Neuralnet Basic 03
KEARS 창시자에게 배우는 딥러닝 - 3장 -01 이진분류문제
Basic 2 에서, Mnist를 했다면, 여기서는 간단한 영화리뷰에 대해서, binaray classfication을 수행한다. 책 관련 Blog 로 이동
import tensorflow as tf
from keras.backend import tensorflow_backend as K
config = tf.ConfigProto()
config.gpu_options.allow_growth = True
K.set_session(tf.Session(config=config))
Using TensorFlow backend.
import keras
keras.__version__
'2.2.4'
from keras.datasets import imdb
## num_words=10000 는 훈련데이터에서, 자주 사용하는 단어 1만개만 사용하겠다는 의미임
(train_data, train_labels), (test_data, test_labels) = imdb.load_data(num_words=10000)

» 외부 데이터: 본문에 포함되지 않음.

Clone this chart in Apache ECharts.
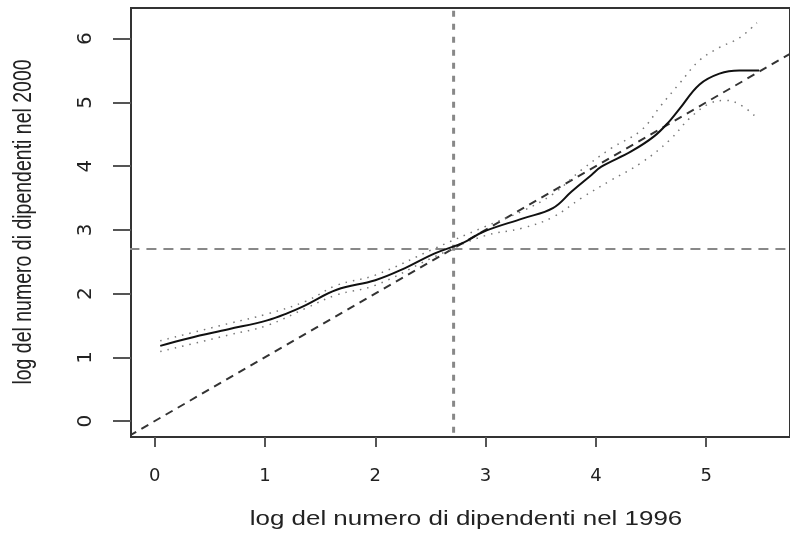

——————————–데이터 내용 파악 start————————————————–
print("train_data.shape",train_data.shape)
print("train_labels.shape",train_labels.shape)
print("test_data.shape",test_data.shape)
print("test_labels",test_labels.shape)
train_data.shape (25000,)
train_labels.shape (25000,)
test_data.shape (25000,)
test_labels (25000,)
언뜻 보기엔 2D tensor 같지만, np.array로 1개의 벡터 안에, 원소가 list 형태임. 이대로는 keras 모델에 집어넣을 수 없음
print(type(train_data))
print(train_data.ndim) ## 1D tensor
<class 'numpy.ndarray'>
1
train_data[12].ndim
---------------------------------------------------------------------------
AttributeError Traceback (most recent call last)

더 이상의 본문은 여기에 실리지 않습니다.